Als Plasma bezeichnet man jenen Zustand der Atome, in dem bei großer Hitze die Elektronenhüllen oder Teile von ihnen von den Kernen gelöst werden und Ionen, Elektronen und „nackte" Kerne eine ungeordnete Masse bilden. Die Entladungen in der Röhre geben also dem Gas die Form des Plasmas. Für millionstel Sekunden wird das Gas zu einem dünnen Plasmafaden in der Röhre zusammengepreßt und durch ein Magnetfeld in dieser Gestalt festgehalten, damit die erhitzten Atome nicht ihre Wärme an die Wände der Röhre abgeben können. Bei solchen Versuchen wurde eine maximale Stromstärke von drei Millionen Ampere erreicht. Die Leistung, die dabei erreicht wurde, entsprach der zehnfachen des Kraftwerkes Kuibyschew.
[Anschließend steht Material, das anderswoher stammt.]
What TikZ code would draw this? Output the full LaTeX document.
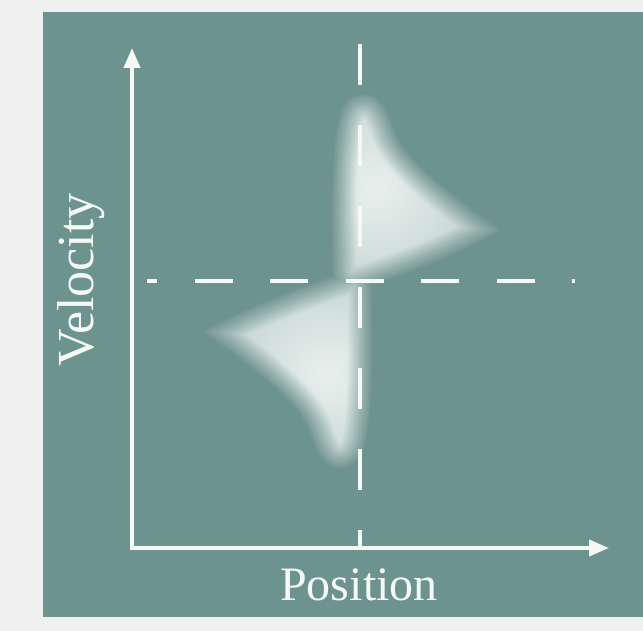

Von solchen Leistungen, die nur für kurze Augenblicke möglich waren, bis zu einer Dauerleistung ist es aber ein weiter Weg.
Eine andere wichtige Voraussetzung, die vor dem Bau von Wasserstoffreaktoren gelöst werden muß, ist das Materialproblem. Welche Materialien halten Temperaturen von mehreren Millionen Grad Celsius aus? Von den zur Zeit bekannten Stoffen dürfte dafür keiner Verwendung finden können. Ungelöst ist weiter die Frage, wie sich Prozesse von so hoher Wärmeentfaltung durch Instrumente kontrollieren und regulieren lassen sollen.

Fachzeitschriften meldeten jedoch bereits Patentanmeldungen für thermonukleare Reaktoren.
... eines Tages, wenn es uns gelingt, im Kraftwerk Wasserstola in Helium umzuwandeln, wird die Menschheit derart viel Energie zur Verfügung haben, daß sich das Leben auf der Erde völlig verändern wird!"